### Exercise details:
Images are not part of the copy; transcribe all the data exactly.
_____
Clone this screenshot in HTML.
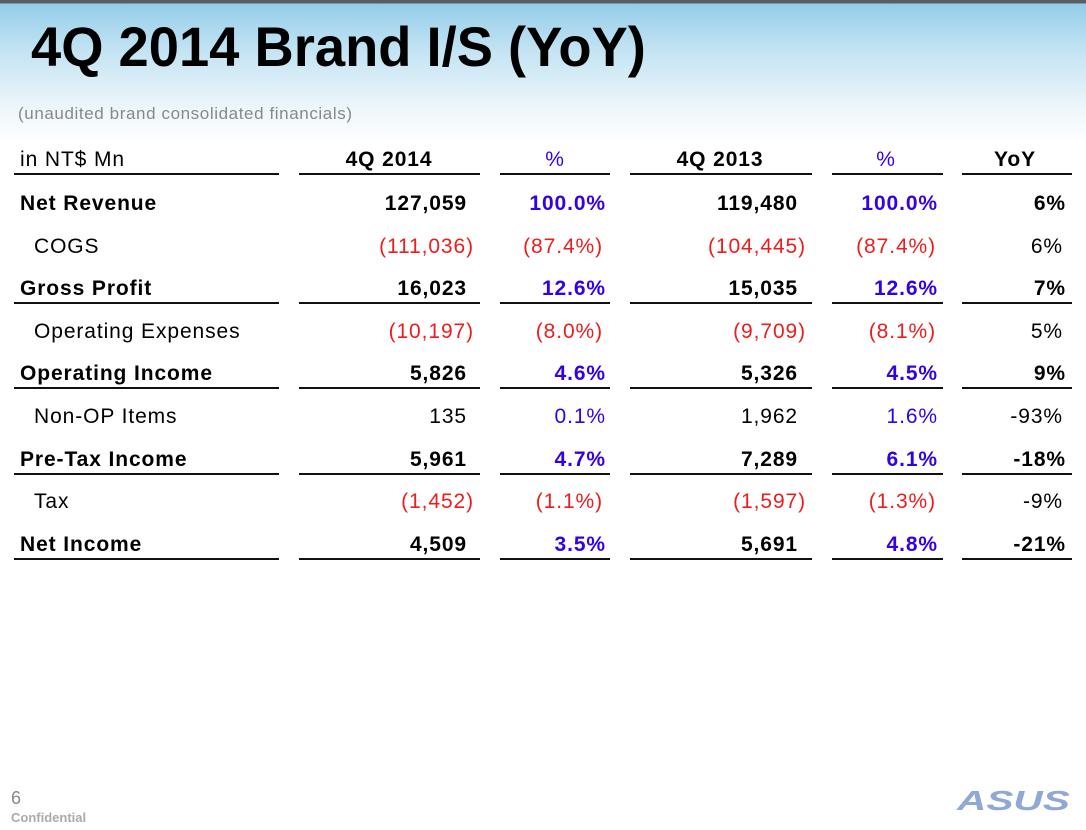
<!DOCTYPE html>
<html><head><meta charset="utf-8"><style>
html,body{margin:0;padding:0;background:#fff}
body{width:1086px;height:815px;position:relative;overflow:hidden;font-family:"Liberation Sans",Arial,sans-serif}
#bg{position:absolute;left:0;top:0;width:1086px;height:150px;background:linear-gradient(to bottom,#5a5e63 0,#5a5e63 3px,#93cde9 4px,#c3e3f3 50px,#eef7fb 110px,#fff 145px)}
.t{position:absolute;white-space:nowrap;font-size:21px;line-height:24px;letter-spacing:0.9px}
.b{font-weight:bold}
.r{color:#ee1c1c}
.bl{color:#3300ee}
.ln{position:absolute;height:2px;background:#111}
</style></head><body>
<div id="bg"></div>
<div class="t b" style="left:31px;top:15px;font-size:56px;line-height:64px;color:#000;letter-spacing:0px;transform:scaleX(0.97);transform-origin:left">4Q 2014 Brand I/S (YoY)</div>
<div class="t" style="left:18px;top:102px;font-size:17px;color:#888;letter-spacing:0.6px">(unaudited brand consolidated financials)</div>
<div id="tbl"></div>
<div class="t" style="left:11px;top:786px;font-size:18px;color:#888">6</div>
<div class="t" style="left:11px;top:806px;font-size:13px;color:#aaa;font-weight:bold;letter-spacing:0">Confidential</div>
<div class="t b" style="left:957px;top:786px;font-size:28px;line-height:30px;color:#8fa8d6;font-style:italic;letter-spacing:0;transform:scaleX(1.45);transform-origin:left">ASUS</div>
<script>
const labels=["Net Revenue","COGS","Gross Profit","Operating Expenses","Operating Income","Non-OP Items","Pre-Tax Income","Tax","Net Income"];
const bold=[1,0,1,0,1,0,1,0,1];
const under=[0,0,1,0,1,0,1,0,1];
const v2014=["127,059","(111,036)","16,023","(10,197)","5,826","135","5,961","(1,452)","4,509"];
const p2014=["100.0%","(87.4%)","12.6%","(8.0%)","4.6%","0.1%","4.7%","(1.1%)","3.5%"];
const v2013=["119,480","(104,445)","15,035","(9,709)","5,326","1,962","7,289","(1,597)","5,691"];
const p2013=["100.0%","(87.4%)","12.6%","(8.1%)","4.5%","1.6%","6.1%","(1.3%)","4.8%"];
const yoy=["6%","6%","7%","5%","9%","-93%","-18%","-9%","-21%"];
const cols=[[14,279],[299,480],[500,610],[630,812],[832,943],[962,1072]];
const tbl=document.getElementById('tbl');
function txt(s,x,y,cls,align){const d=document.createElement('div');d.className='t '+cls;d.textContent=s;
 if(align==='r'){d.style.right=(1086-x)+'px';}else if(align==='c'){d.style.left=(x-100)+'px';d.style.width='200px';d.style.textAlign='center';}else d.style.left=x+'px';
 d.style.top=y+'px';tbl.appendChild(d);return d;}
function line(c,y,h){const l=document.createElement('div');l.className='ln';l.style.left=c[0]+'px';l.style.width=(c[1]-c[0])+'px';l.style.top=y+'px';if(h)l.style.height=h+'px';tbl.appendChild(l);return l;}
let h;
h=txt("in NT$ Mn",20,148,'','l');
h=txt("4Q 2014",389,148,'b','c');
h=txt("%",555,148,'bl','c');
h=txt("4Q 2013",720,148,'b','c');
h=txt("%",886,148,'bl','c');
h=txt("YoY",1015,148,'b','c');
cols.forEach(c=>{const l=line(c,173,2);

});
function neg(s){return s.startsWith('(');}
labels.forEach((lab,i)=>{
 const y=192+i*42.6;const b=bold[i]?'b':'';
 let e;
 e=txt(lab,bold[i]?20:34,y,b,'l');
 
 
 e=txt(v2014[i],neg(v2014[i])?474:467,y,neg(v2014[i])?'r':b,'r');
 
 
 e=txt(p2014[i],neg(p2014[i])?603:606,y,neg(p2014[i])?'r':'bl '+b,'r');
 
 
 e=txt(v2013[i],neg(v2013[i])?806:798,y,neg(v2013[i])?'r':b,'r');
 
 
 e=txt(p2013[i],neg(p2013[i])?936:938,y,neg(p2013[i])?'r':'bl '+b,'r');
 
 
 e=txt(yoy[i],b?1066:1063,y,b,'r');
 
 
 if(under[i]){cols.forEach(c=>{const l=line(c,Math.round(y+25),1.5);
  
  });}
});
</script>
</body></html>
_____
### Result of this task:
Clone this screenshot in HTML.
<!DOCTYPE html>
<html><head><meta charset="utf-8"><style>
html,body{margin:0;padding:0;background:#fff}
body{width:1086px;height:815px;position:relative;overflow:hidden;font-family:"Liberation Sans",Arial,sans-serif}
#bg{position:absolute;left:0;top:0;width:1086px;height:150px;background:linear-gradient(to bottom,#5a5e63 0,#5a5e63 3px,#93cde9 4px,#c3e3f3 50px,#eef7fb 110px,#fff 145px)}
.t{position:absolute;white-space:nowrap;font-size:21px;line-height:24px;letter-spacing:0.9px}
.b{font-weight:bold}
.r{color:#ee1c1c}
.bl{color:#3300ee}
.ln{position:absolute;height:2px;background:#111}
</style></head><body>
<div id="bg"></div>
<div class="t b" style="left:31px;top:15px;font-size:56px;line-height:64px;color:#000;letter-spacing:0px;transform:scaleX(0.97);transform-origin:left">4Q 2014 Brand I/S (YoY)</div>
<div class="t" style="left:18px;top:102px;font-size:17px;color:#888;letter-spacing:0.6px">(unaudited brand consolidated financials)</div>
<div id="tbl"></div>
<div class="t" style="left:11px;top:786px;font-size:18px;color:#888">6</div>
<div class="t" style="left:11px;top:806px;font-size:13px;color:#aaa;font-weight:bold;letter-spacing:0">Confidential</div>
<div class="t b" style="left:957px;top:786px;font-size:28px;line-height:30px;color:#8fa8d6;font-style:italic;letter-spacing:0;transform:scaleX(1.45);transform-origin:left">ASUS</div>
<script>
const labels=["Net Revenue","COGS","Gross Profit","Operating Expenses","Operating Income","Non-OP Items","Pre-Tax Income","Tax","Net Income"];
const bold=[1,0,1,0,1,0,1,0,1];
const under=[0,0,1,0,1,0,1,0,1];
const v2014=["127,059","(111,036)","16,023","(10,197)","5,826","135","5,961","(1,452)","4,509"];
const p2014=["100.0%","(87.4%)","12.6%","(8.0%)","4.6%","0.1%","4.7%","(1.1%)","3.5%"];
const v2013=["119,480","(104,445)","15,035","(9,709)","5,326","1,962","7,289","(1,597)","5,691"];
const p2013=["100.0%","(87.4%)","12.6%","(8.1%)","4.5%","1.6%","6.1%","(1.3%)","4.8%"];
const yoy=["6%","6%","7%","5%","9%","-93%","-18%","-9%","-21%"];
const cols=[[14,279],[299,480],[500,610],[630,812],[832,943],[962,1072]];
const tbl=document.getElementById('tbl');
function txt(s,x,y,cls,align){const d=document.createElement('div');d.className='t '+cls;d.textContent=s;
 if(align==='r'){d.style.right=(1086-x)+'px';}else if(align==='c'){d.style.left=(x-100)+'px';d.style.width='200px';d.style.textAlign='center';}else d.style.left=x+'px';
 d.style.top=y+'px';tbl.appendChild(d);return d;}
function line(c,y,h){const l=document.createElement('div');l.className='ln';l.style.left=c[0]+'px';l.style.width=(c[1]-c[0])+'px';l.style.top=y+'px';if(h)l.style.height=h+'px';tbl.appendChild(l);return l;}
let h;
h=txt("in NT$ Mn",20,148,'','l');
h=txt("4Q 2014",389,148,'b','c');
h=txt("%",555,148,'bl','c');
h=txt("4Q 2013",720,148,'b','c');
h=txt("%",886,148,'bl','c');
h=txt("YoY",1015,148,'b','c');
cols.forEach(c=>{const l=line(c,173,2);

});
function neg(s){return s.startsWith('(');}
labels.forEach((lab,i)=>{
 const y=192+i*42.6;const b=bold[i]?'b':'';
 let e;
 e=txt(lab,bold[i]?20:34,y,b,'l');
 
 
 e=txt(v2014[i],neg(v2014[i])?474:467,y,neg(v2014[i])?'r':b,'r');
 
 
 e=txt(p2014[i],neg(p2014[i])?603:606,y,neg(p2014[i])?'r':'bl '+b,'r');
 
 
 e=txt(v2013[i],neg(v2013[i])?806:798,y,neg(v2013[i])?'r':b,'r');
 
 
 e=txt(p2013[i],neg(p2013[i])?936:938,y,neg(p2013[i])?'r':'bl '+b,'r');
 
 
 e=txt(yoy[i],b?1066:1063,y,b,'r');
 
 
 if(under[i]){cols.forEach(c=>{const l=line(c,Math.round(y+25),1.5);
  
  });}
});
</script>
</body></html>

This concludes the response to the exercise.